Cyber security is among companies’ primary concerns today with no company seemingly immune to widespread breaches with long-lasting effects. The cost of cyber attacks is escalating rapidly and outstripping IT security spending, which is expected to reach $132 billion in 2021, an increase of 8% since 2016. Yet close to $600 billion is being lost to cyber crime each year.
Given these startling statistics, it’s not surprising that more organizations are hiring a dedicated cyber security function as opposed to having it covered by a traditional IT role.
Preliminary findings from Aon’s Global Cyber Security Compensation and Talent Survey corroborate the rising demand for cyber security talent, as companies are mobilizing teams with the dedicated focus of tackling and mitigating cyber security threats and issues. As we do a deeper dive, we’re seeing that professionals in these roles are relatively new to their jobs. Out of our database, about 2 in 3 incumbents (67%) were new to their job, having joined in 2016, 2017 or as recently as 2018. The pace of hiring has hastened even more so this year, as the number of hires in the first quarter of 2018 was almost on par with the number of hires through the first half of 2017.
High Demand, Short Supply
We expect the imbalance between supply and demand for cyber security jobs to be the new norm for the foreseeable future. According to Symantec, we should expect to see 1.5 million unfilled jobs in cyber security by 2019 because of the shortage of skilled talent. The job growth of cyber security jobs over the past few years has been 3.5 times faster than the growth of other IT jobs, but a whopping 12 times more than the growth of jobs outside of IT.
Given that the demand for cyber security talent is growing at a pace far exceeding the supply, our research shows that companies are willing to loosen their purse strings as a means to attract, engage and retain top cyber security talent. In 73% of cases, individuals who were hired into cyber security roles before 2018 were paid higher than those who were hired in 2018. Those hired in 2017 were paid 15% higher than those in 2018. We believe this is driven by a combination of merit increases and promotions reflecting the value of this role and retention bonuses to prevent in-demand talent from being poached by competitors.

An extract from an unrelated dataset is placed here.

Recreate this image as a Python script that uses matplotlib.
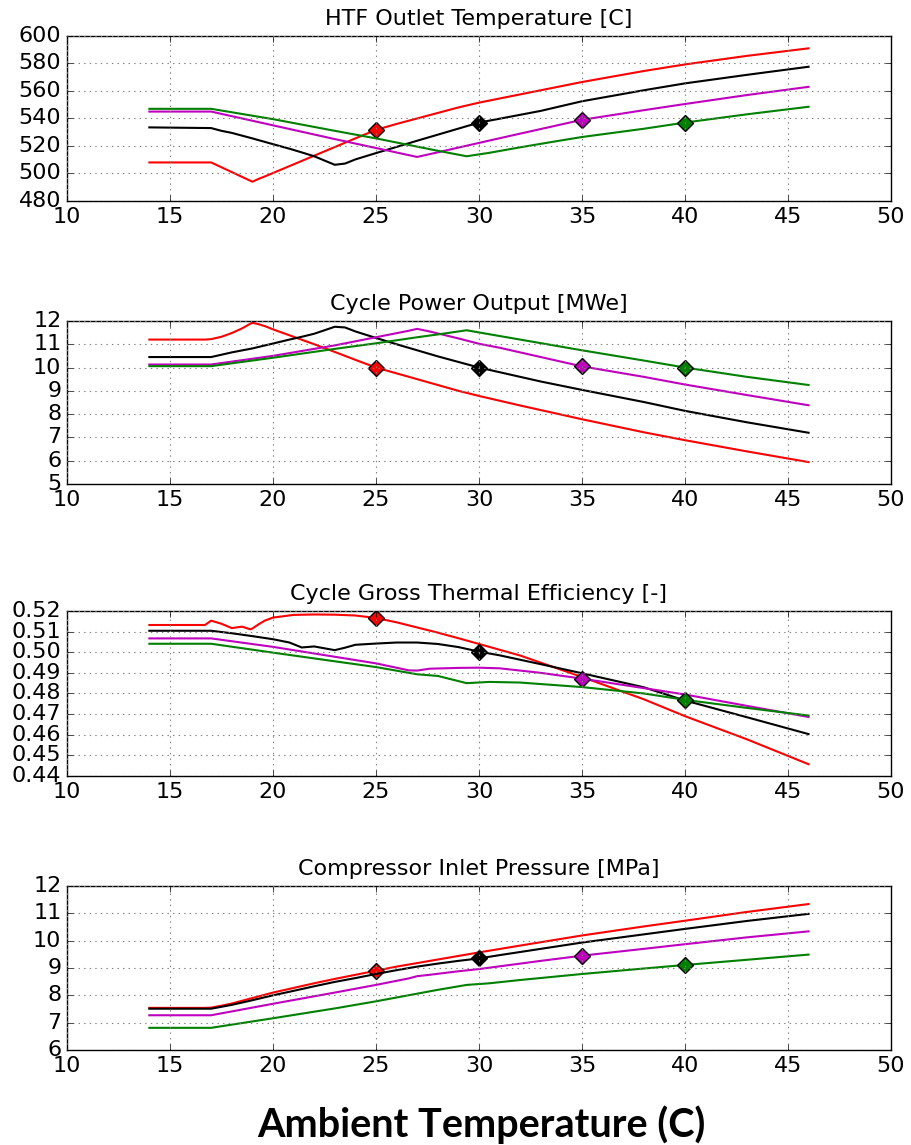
import numpy as np
import matplotlib
matplotlib.use('Agg')
import matplotlib.pyplot as plt

plt.style.use('classic')

# Ambient temperature sample points for each design case
red_t = [14, 16.7, 17, 17.5, 18, 18.5, 18.9, 19, 19.3, 19.6, 20, 21, 22, 23, 24, 25,
         26, 27, 28, 29, 30, 32, 35, 38, 40, 43, 46]
blk_t = [14, 17, 17.5, 18, 19, 20, 20.8, 21.4, 22, 23, 23.5, 24, 25, 26, 27, 28, 29,
         30, 31, 33, 35, 38, 40, 43, 46]
mag_t = [14, 17, 20, 23, 25, 26.6, 27, 27.6, 29, 30, 31, 33, 35, 38, 40, 43, 46]
grn_t = [14, 17, 20, 23, 25, 27, 28, 29.4, 30.5, 32, 33.5, 35, 38, 40, 43, 46]

# design point temperature of each case
design_t = [25, 30, 35, 40]

# HTF outlet temperature [C]
red_htf = [508, 508, 508, 504.5, 501, 497.5, 494.7, 494, 496, 497.8, 500.3, 506.6,
           512.9, 519.2, 525.5, 531.7, 536, 540, 544, 548, 551.5, 557.5, 566.5,
           574.5, 579.3, 585.5, 591]
blk_htf = [533.5, 533, 531, 529.5, 525.5, 521.3, 518, 515.3, 512.5, 506.3, 507.2,
           510.2, 514.8, 519.3, 523.8, 528.2, 532.6, 537, 539.8, 545.5, 552.5,
           560.5, 565.5, 571.7, 577.6]
mag_htf = [545, 545, 535, 525, 518.5, 513.3, 512, 514, 518.8, 522.2, 525.6, 532.3,
           539, 546, 550.5, 557, 563]
grn_htf = [547, 547, 539.5, 531, 525.5, 519.5, 516.5, 512.5, 515, 519, 522.8, 526.5,
           532.5, 537, 543, 548.5]

# cycle power output [MWe]
red_pow = [11.2, 11.2, 11.22, 11.32, 11.48, 11.68, 11.88, 11.92, 11.86, 11.78, 11.64,
           11.32, 11.0, 10.67, 10.33, 10.0, 9.75, 9.5, 9.25, 9.0, 8.78, 8.37, 7.78,
           7.22, 6.88, 6.4, 5.94]
blk_pow = [10.45, 10.45, 10.55, 10.65, 10.82, 11.03, 11.2, 11.32, 11.45, 11.75, 11.72,
           11.55, 11.27, 11.0, 10.74, 10.48, 10.24, 10.0, 9.8, 9.4, 9.04, 8.52, 8.14,
           7.65, 7.2]
mag_pow = [10.13, 10.13, 10.5, 10.95, 11.3, 11.58, 11.66, 11.55, 11.25, 11.02, 10.85,
           10.45, 10.05, 9.6, 9.27, 8.82, 8.38]
grn_pow = [10.06, 10.06, 10.42, 10.8, 11.04, 11.3, 11.42, 11.6, 11.43, 11.2, 10.97,
           10.74, 10.3, 10.0, 9.6, 9.25]

# cycle gross thermal efficiency [-]
red_eff = [.5132, .5132, .5153, .5138, .5117, .5124, .5111, .5115, .5135, .5153, .5168,
           .5181, .5183, .5182, .5178, .5166, .5145, .5120, .5095, .5068, .5040,
           .4984, .4880, .4772, .4690, .4578, .4457]
blk_eff = [.5104, .5104, .5098, .5092, .5078, .5063, .5047, .5023, .5028, .5010, .5022,
           .5036, .5042, .5047, .5047, .5040, .5025, .5003, .4985, .4942, .4898,
           .4830, .4766, .4685, .4603]
mag_eff = [.5067, .5067, .5026, .4978, .4946, .4912, .4911, .4920, .4924, .4925, .4922,
           .4900, .4872, .4826, .4795, .4740, .4686]
grn_eff = [.5041, .5041, .4998, .4956, .4928, .4893, .4885, .4850, .4856, .4853, .4842,
           .4831, .4800, .4769, .4730, .4693]

# compressor inlet pressure [MPa]
red_pin = [7.54, 7.54, 7.55, 7.62, 7.7, 7.8, 7.88, 7.9, 7.96, 8.02, 8.1, 8.27, 8.44,
           8.6, 8.75, 8.9, 9.05, 9.18, 9.31, 9.44, 9.57, 9.82, 10.19, 10.52, 10.73,
           11.05, 11.34]
blk_pin = [7.51, 7.51, 7.58, 7.65, 7.82, 8.0, 8.13, 8.23, 8.33, 8.49, 8.56, 8.63, 8.78,
           8.92, 9.05, 9.16, 9.26, 9.35, 9.47, 9.7, 9.93, 10.23, 10.43, 10.72, 10.98]
mag_pin = [7.27, 7.27, 7.69, 8.1, 8.38, 8.62, 8.7, 8.75, 8.88, 8.96, 9.06, 9.26, 9.45,
           9.7, 9.87, 10.12, 10.34]
grn_pin = [6.81, 6.81, 7.16, 7.52, 7.78, 8.06, 8.2, 8.38, 8.44, 8.56, 8.67, 8.78, 8.98,
           9.11, 9.3, 9.49]

titles = ['HTF Outlet Temperature [C]', 'Cycle Power Output [MWe]',
          'Cycle Gross Thermal Efficiency [-]', 'Compressor Inlet Pressure [MPa]']
ylims = [(480, 600), (5, 12), (0.44, 0.52), (6, 12)]
yticks = [np.arange(480, 601, 20), np.arange(5, 13, 1),
          np.arange(0.44, 0.5201, 0.01), np.arange(6, 13, 1)]

temps = [red_t, blk_t, mag_t, grn_t]
colors = ['r', 'k', 'm', 'g']
panels = [[red_htf, blk_htf, mag_htf, grn_htf],
          [red_pow, blk_pow, mag_pow, grn_pow],
          [red_eff, blk_eff, mag_eff, grn_eff],
          [red_pin, blk_pin, mag_pin, grn_pin]]

fig = plt.figure(figsize=(9.11, 11.45), dpi=100, facecolor='white')

# axes boxes (left, bottom, width, height) in figure fractions
boxes = [[0.0735, 0.8245, 0.9045, 0.1441],
         [0.0735, 0.5773, 0.9045, 0.1424],
         [0.0735, 0.3223, 0.9045, 0.1441],
         [0.0735, 0.0830, 0.9045, 0.1432]]

for i in range(4):
    ax = fig.add_axes(boxes[i])
    ax.set_facecolor('white')
    for t, y, c, td in zip(temps, panels[i], colors, design_t):
        ax.plot(t, y, color=c, lw=1.5)
        k = t.index(td)
        ax.plot(t[k], y[k], 'D', color=c, markersize=8, markeredgecolor='k',
                markeredgewidth=1)
    ax.set_xlim(10, 50)
    ax.set_xticks(np.arange(10, 51, 5))
    ax.set_ylim(*ylims[i])
    ax.set_yticks(yticks[i])
    if i == 2:
        ax.set_yticklabels(['%.2f' % v for v in yticks[i]])
    ax.grid(True, linestyle=':', color='0.5', linewidth=0.8)
    ax.tick_params(labelsize=16)
    ax.set_title(titles[i], fontsize=16, pad=8)

fig.text(0.528, 0.0175, 'Ambient Temperature (C)', ha='center', va='center',
         fontsize=28.5, fontweight='bold', family='Lato')

fig.savefig('out.png', dpi=100, facecolor='white')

Some of the most in-demand cyber security skills with significant pay premiums include:
- Penetration testing & Ethical hacking
- Security architecture
- Application security
- Threat hunting & Intelligence
Developing a Cyber Security Talent Strategy
The risk associated with cyber security is acute, causing many organizations to formulate talent strategies to combat this largely unpredictable threat. Given the high-demand for cyber roles, it’s important for companies to develop a human capital action plan focused on cyber security. Here are our tips for getting started:
- Organizational Planning: Facilitate organizational planning sessions with IT leadership. They will know the details of what’s required to meet their objectives, but you can help articulate the structure and roles. A key consideration when designing your organization structure for IT security will be the reporting relationship. Most commonly, we find the top information security executive will be a direct report to the CIO. This helps ensure that cyber security is getting the level of attention it deserves.
- Staffing and Sourcing: The predicted shortage of available talent means organizations will need to be more creative when defining action plans for staffing and sourcing. Recognizing that this demand for information security workers is a long-term problem, some organizations have adopted a ‘grow your own’ approach for sourcing talent by selecting based on aptitude and potential and then investing heavily in training.
- Compensation Plan Design: There are a number of rewards implications to consider with this new role, including:
- Eligibility: Not all jobs in the IT security family are facing the same challenges, and reward programs needed in one area are not necessarily needed in another.
- Market positioning: To compete more effectively in highly competitive markets, some companies target pay levels higher than what is outlined in the salary survey. For example, you may position the pay for most jobs near the median of the market data, but then look to the 75th percentile of the market data for cyber security jobs.
- Market data sources: Don’t rely on a generalized benchmarking salary survey to market price these critical jobs. The Global Cyber Security Compensation and Talent Survey is focused strictly on the market data needs for information security and will carry a higher degree of credibility with your business partners in IT.
- Compensation components: Using incentives for cyber security professionals might help you drive better attraction or retention. In some cases, you may want to consider extending your long-term incentive plans to include information security.
- New hire and retention: Consider special compensation actions such as sign-on bonuses and retention bonus plans, which can help your organization attract and retain key contributors.
The business risks associated with cyber threats are increasingly more significant — regardless of geography, size or industry. Understanding cyber security trends and developing a talent strategy to meet the growing demand for cyber security talent will serve your organization well in the long term.